## INPUT ROWS
- - - - - - -

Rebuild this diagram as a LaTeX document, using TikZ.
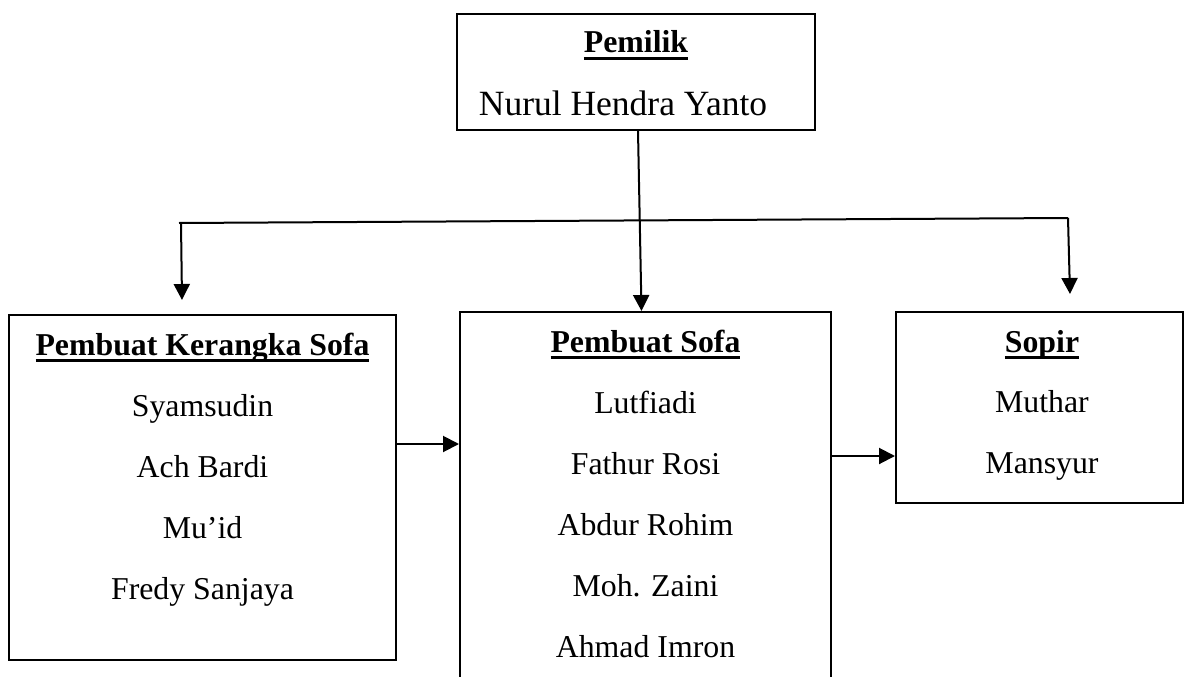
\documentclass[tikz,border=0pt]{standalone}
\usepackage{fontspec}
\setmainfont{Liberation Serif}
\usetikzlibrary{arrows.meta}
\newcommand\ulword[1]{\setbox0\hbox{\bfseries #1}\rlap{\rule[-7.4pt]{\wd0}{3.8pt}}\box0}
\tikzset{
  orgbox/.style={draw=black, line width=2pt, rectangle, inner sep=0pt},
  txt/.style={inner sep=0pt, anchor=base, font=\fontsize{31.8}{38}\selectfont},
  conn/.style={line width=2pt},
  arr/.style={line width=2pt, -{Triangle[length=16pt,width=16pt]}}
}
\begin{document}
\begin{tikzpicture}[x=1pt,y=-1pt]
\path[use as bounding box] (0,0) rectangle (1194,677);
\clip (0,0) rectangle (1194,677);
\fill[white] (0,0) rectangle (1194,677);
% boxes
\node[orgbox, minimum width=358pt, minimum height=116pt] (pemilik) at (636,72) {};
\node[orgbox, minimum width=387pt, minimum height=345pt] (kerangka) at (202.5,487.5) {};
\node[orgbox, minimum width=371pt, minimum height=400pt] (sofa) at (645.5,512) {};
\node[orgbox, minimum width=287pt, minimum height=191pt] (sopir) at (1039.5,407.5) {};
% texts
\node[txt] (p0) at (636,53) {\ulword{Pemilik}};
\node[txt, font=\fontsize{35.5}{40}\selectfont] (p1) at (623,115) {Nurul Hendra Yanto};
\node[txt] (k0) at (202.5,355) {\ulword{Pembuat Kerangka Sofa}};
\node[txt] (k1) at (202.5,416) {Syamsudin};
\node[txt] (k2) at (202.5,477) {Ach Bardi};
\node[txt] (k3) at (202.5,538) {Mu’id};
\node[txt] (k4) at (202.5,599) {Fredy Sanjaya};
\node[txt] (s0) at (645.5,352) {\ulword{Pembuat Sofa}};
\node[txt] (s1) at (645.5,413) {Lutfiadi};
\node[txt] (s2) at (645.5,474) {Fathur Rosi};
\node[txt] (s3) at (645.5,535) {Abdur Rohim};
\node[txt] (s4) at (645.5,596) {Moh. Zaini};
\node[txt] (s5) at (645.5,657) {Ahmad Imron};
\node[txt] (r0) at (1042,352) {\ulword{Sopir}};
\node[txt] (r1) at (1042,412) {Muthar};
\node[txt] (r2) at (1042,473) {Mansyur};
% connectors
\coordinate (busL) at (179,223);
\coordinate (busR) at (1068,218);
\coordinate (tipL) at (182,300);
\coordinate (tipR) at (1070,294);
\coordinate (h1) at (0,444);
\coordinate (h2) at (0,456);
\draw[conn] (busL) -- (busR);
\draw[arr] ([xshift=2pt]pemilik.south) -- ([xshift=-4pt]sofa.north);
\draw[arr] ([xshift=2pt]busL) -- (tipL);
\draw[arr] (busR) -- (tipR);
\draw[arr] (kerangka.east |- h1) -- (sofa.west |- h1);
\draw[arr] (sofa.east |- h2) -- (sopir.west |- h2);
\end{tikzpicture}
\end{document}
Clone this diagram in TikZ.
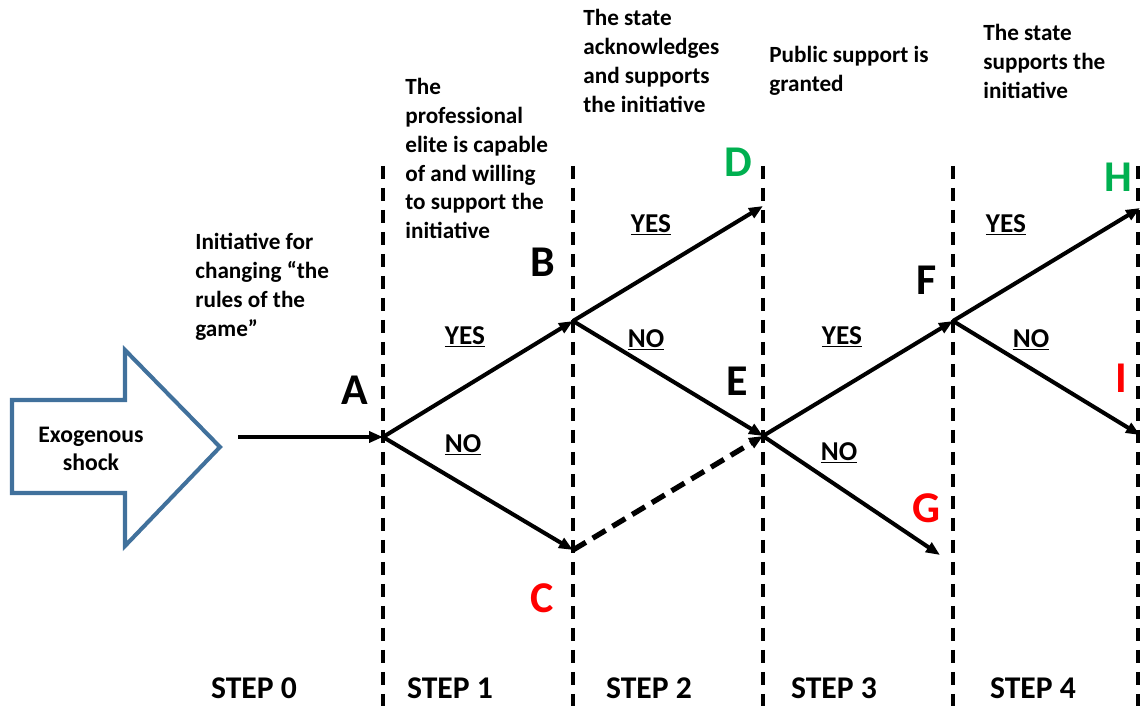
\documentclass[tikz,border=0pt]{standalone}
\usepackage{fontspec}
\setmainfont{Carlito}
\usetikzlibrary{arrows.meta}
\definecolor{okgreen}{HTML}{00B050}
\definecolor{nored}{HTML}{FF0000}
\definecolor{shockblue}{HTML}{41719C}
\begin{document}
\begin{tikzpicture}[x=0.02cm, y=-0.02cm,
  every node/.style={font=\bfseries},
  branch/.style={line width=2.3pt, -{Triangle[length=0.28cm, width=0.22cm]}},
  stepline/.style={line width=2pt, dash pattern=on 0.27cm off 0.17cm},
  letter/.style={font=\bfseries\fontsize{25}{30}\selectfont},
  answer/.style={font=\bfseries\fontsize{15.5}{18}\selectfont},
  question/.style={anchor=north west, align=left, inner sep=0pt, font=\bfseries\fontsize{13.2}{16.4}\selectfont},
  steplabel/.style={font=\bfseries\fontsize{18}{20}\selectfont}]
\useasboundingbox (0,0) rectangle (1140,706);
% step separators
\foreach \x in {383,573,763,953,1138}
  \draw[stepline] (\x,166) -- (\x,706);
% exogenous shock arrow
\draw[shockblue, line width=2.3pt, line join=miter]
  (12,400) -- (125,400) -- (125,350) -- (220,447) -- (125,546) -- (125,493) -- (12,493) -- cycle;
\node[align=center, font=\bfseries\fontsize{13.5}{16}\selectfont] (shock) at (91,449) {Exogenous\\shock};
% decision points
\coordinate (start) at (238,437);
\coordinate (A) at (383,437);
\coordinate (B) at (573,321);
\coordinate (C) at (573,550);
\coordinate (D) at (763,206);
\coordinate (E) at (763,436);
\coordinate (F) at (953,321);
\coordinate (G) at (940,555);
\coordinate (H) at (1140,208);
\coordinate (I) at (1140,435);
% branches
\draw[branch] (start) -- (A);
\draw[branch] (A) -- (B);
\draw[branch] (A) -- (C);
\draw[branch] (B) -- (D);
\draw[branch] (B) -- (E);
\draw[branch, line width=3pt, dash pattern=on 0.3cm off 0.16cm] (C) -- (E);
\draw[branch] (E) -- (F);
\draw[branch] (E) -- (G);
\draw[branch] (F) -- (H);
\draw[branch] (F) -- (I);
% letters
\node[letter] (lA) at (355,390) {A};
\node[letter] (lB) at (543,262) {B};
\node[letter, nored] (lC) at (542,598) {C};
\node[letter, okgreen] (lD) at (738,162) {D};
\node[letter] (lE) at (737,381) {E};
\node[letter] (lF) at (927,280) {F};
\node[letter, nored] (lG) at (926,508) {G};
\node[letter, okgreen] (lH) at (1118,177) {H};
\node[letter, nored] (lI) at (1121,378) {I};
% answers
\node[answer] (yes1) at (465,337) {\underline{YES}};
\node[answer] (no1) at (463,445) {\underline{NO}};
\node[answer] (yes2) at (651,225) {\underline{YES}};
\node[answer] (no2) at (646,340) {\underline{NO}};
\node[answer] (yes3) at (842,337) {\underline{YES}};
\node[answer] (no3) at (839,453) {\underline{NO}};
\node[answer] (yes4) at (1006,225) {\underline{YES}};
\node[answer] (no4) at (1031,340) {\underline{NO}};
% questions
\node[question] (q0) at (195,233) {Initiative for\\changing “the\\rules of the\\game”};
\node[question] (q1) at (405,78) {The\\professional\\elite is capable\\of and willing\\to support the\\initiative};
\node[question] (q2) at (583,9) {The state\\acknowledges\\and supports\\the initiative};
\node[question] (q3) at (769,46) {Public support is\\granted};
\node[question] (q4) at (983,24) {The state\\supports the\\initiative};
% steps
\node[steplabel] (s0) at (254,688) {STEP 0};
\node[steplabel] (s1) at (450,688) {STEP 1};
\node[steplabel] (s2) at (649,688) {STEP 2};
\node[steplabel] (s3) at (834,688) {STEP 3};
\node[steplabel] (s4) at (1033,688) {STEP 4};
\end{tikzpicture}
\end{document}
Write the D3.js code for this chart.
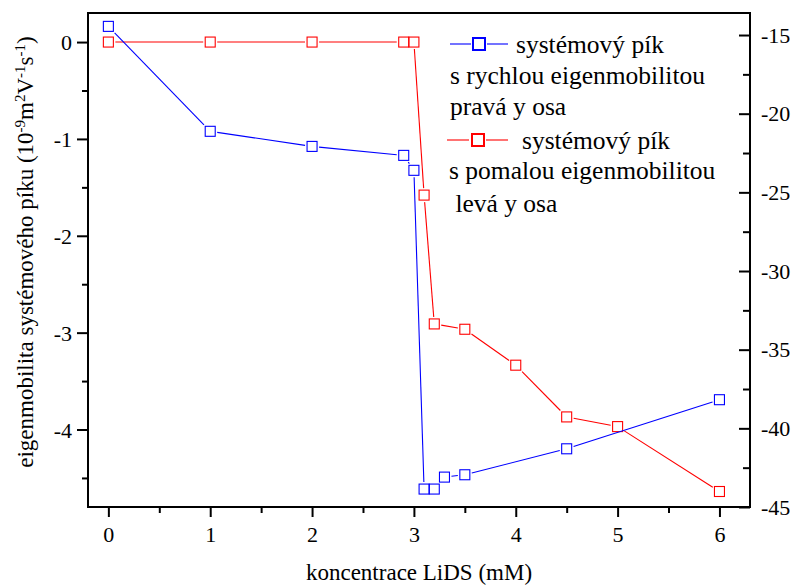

- - - - - - -

Return the whole listing, word for word, and leave out every picture.

Rebuild this diagram as a LaTeX document, using TikZ.
\documentclass[tikz,border=0pt]{standalone}
\usepackage{fontspec}
\setmainfont{Liberation Serif}
\usetikzlibrary{arrows.meta}
\newcommand\ulword[1]{\setbox0\hbox{\bfseries #1}\rlap{\rule[-7.4pt]{\wd0}{3.8pt}}\box0}
\tikzset{
  orgbox/.style={draw=black, line width=2pt, rectangle, inner sep=0pt},
  txt/.style={inner sep=0pt, anchor=base, font=\fontsize{31.8}{38}\selectfont},
  conn/.style={line width=2pt},
  arr/.style={line width=2pt, -{Triangle[length=16pt,width=16pt]}}
}
\begin{document}
\begin{tikzpicture}[x=1pt,y=-1pt]
\path[use as bounding box] (0,0) rectangle (1194,677);
\clip (0,0) rectangle (1194,677);
\fill[white] (0,0) rectangle (1194,677);
% boxes
\node[orgbox, minimum width=358pt, minimum height=116pt] (pemilik) at (636,72) {};
\node[orgbox, minimum width=387pt, minimum height=345pt] (kerangka) at (202.5,487.5) {};
\node[orgbox, minimum width=371pt, minimum height=400pt] (sofa) at (645.5,512) {};
\node[orgbox, minimum width=287pt, minimum height=191pt] (sopir) at (1039.5,407.5) {};
% texts
\node[txt] (p0) at (636,53) {\ulword{Pemilik}};
\node[txt, font=\fontsize{35.5}{40}\selectfont] (p1) at (623,115) {Nurul Hendra Yanto};
\node[txt] (k0) at (202.5,355) {\ulword{Pembuat Kerangka Sofa}};
\node[txt] (k1) at (202.5,416) {Syamsudin};
\node[txt] (k2) at (202.5,477) {Ach Bardi};
\node[txt] (k3) at (202.5,538) {Mu’id};
\node[txt] (k4) at (202.5,599) {Fredy Sanjaya};
\node[txt] (s0) at (645.5,352) {\ulword{Pembuat Sofa}};
\node[txt] (s1) at (645.5,413) {Lutfiadi};
\node[txt] (s2) at (645.5,474) {Fathur Rosi};
\node[txt] (s3) at (645.5,535) {Abdur Rohim};
\node[txt] (s4) at (645.5,596) {Moh. Zaini};
\node[txt] (s5) at (645.5,657) {Ahmad Imron};
\node[txt] (r0) at (1042,352) {\ulword{Sopir}};
\node[txt] (r1) at (1042,412) {Muthar};
\node[txt] (r2) at (1042,473) {Mansyur};
% connectors
\coordinate (busL) at (179,223);
\coordinate (busR) at (1068,218);
\coordinate (tipL) at (182,300);
\coordinate (tipR) at (1070,294);
\coordinate (h1) at (0,444);
\coordinate (h2) at (0,456);
\draw[conn] (busL) -- (busR);
\draw[arr] ([xshift=2pt]pemilik.south) -- ([xshift=-4pt]sofa.north);
\draw[arr] ([xshift=2pt]busL) -- (tipL);
\draw[arr] (busR) -- (tipR);
\draw[arr] (kerangka.east |- h1) -- (sofa.west |- h1);
\draw[arr] (sofa.east |- h2) -- (sopir.west |- h2);
\end{tikzpicture}
\end{document}
Clone this diagram in TikZ.
\documentclass[tikz,border=0pt]{standalone}
\usepackage{fontspec}
\setmainfont{Carlito}
\usetikzlibrary{arrows.meta}
\definecolor{okgreen}{HTML}{00B050}
\definecolor{nored}{HTML}{FF0000}
\definecolor{shockblue}{HTML}{41719C}
\begin{document}
\begin{tikzpicture}[x=0.02cm, y=-0.02cm,
  every node/.style={font=\bfseries},
  branch/.style={line width=2.3pt, -{Triangle[length=0.28cm, width=0.22cm]}},
  stepline/.style={line width=2pt, dash pattern=on 0.27cm off 0.17cm},
  letter/.style={font=\bfseries\fontsize{25}{30}\selectfont},
  answer/.style={font=\bfseries\fontsize{15.5}{18}\selectfont},
  question/.style={anchor=north west, align=left, inner sep=0pt, font=\bfseries\fontsize{13.2}{16.4}\selectfont},
  steplabel/.style={font=\bfseries\fontsize{18}{20}\selectfont}]
\useasboundingbox (0,0) rectangle (1140,706);
% step separators
\foreach \x in {383,573,763,953,1138}
  \draw[stepline] (\x,166) -- (\x,706);
% exogenous shock arrow
\draw[shockblue, line width=2.3pt, line join=miter]
  (12,400) -- (125,400) -- (125,350) -- (220,447) -- (125,546) -- (125,493) -- (12,493) -- cycle;
\node[align=center, font=\bfseries\fontsize{13.5}{16}\selectfont] (shock) at (91,449) {Exogenous\\shock};
% decision points
\coordinate (start) at (238,437);
\coordinate (A) at (383,437);
\coordinate (B) at (573,321);
\coordinate (C) at (573,550);
\coordinate (D) at (763,206);
\coordinate (E) at (763,436);
\coordinate (F) at (953,321);
\coordinate (G) at (940,555);
\coordinate (H) at (1140,208);
\coordinate (I) at (1140,435);
% branches
\draw[branch] (start) -- (A);
\draw[branch] (A) -- (B);
\draw[branch] (A) -- (C);
\draw[branch] (B) -- (D);
\draw[branch] (B) -- (E);
\draw[branch, line width=3pt, dash pattern=on 0.3cm off 0.16cm] (C) -- (E);
\draw[branch] (E) -- (F);
\draw[branch] (E) -- (G);
\draw[branch] (F) -- (H);
\draw[branch] (F) -- (I);
% letters
\node[letter] (lA) at (355,390) {A};
\node[letter] (lB) at (543,262) {B};
\node[letter, nored] (lC) at (542,598) {C};
\node[letter, okgreen] (lD) at (738,162) {D};
\node[letter] (lE) at (737,381) {E};
\node[letter] (lF) at (927,280) {F};
\node[letter, nored] (lG) at (926,508) {G};
\node[letter, okgreen] (lH) at (1118,177) {H};
\node[letter, nored] (lI) at (1121,378) {I};
% answers
\node[answer] (yes1) at (465,337) {\underline{YES}};
\node[answer] (no1) at (463,445) {\underline{NO}};
\node[answer] (yes2) at (651,225) {\underline{YES}};
\node[answer] (no2) at (646,340) {\underline{NO}};
\node[answer] (yes3) at (842,337) {\underline{YES}};
\node[answer] (no3) at (839,453) {\underline{NO}};
\node[answer] (yes4) at (1006,225) {\underline{YES}};
\node[answer] (no4) at (1031,340) {\underline{NO}};
% questions
\node[question] (q0) at (195,233) {Initiative for\\changing “the\\rules of the\\game”};
\node[question] (q1) at (405,78) {The\\professional\\elite is capable\\of and willing\\to support the\\initiative};
\node[question] (q2) at (583,9) {The state\\acknowledges\\and supports\\the initiative};
\node[question] (q3) at (769,46) {Public support is\\granted};
\node[question] (q4) at (983,24) {The state\\supports the\\initiative};
% steps
\node[steplabel] (s0) at (254,688) {STEP 0};
\node[steplabel] (s1) at (450,688) {STEP 1};
\node[steplabel] (s2) at (649,688) {STEP 2};
\node[steplabel] (s3) at (834,688) {STEP 3};
\node[steplabel] (s4) at (1033,688) {STEP 4};
\end{tikzpicture}
\end{document}
Write the D3.js code for this chart.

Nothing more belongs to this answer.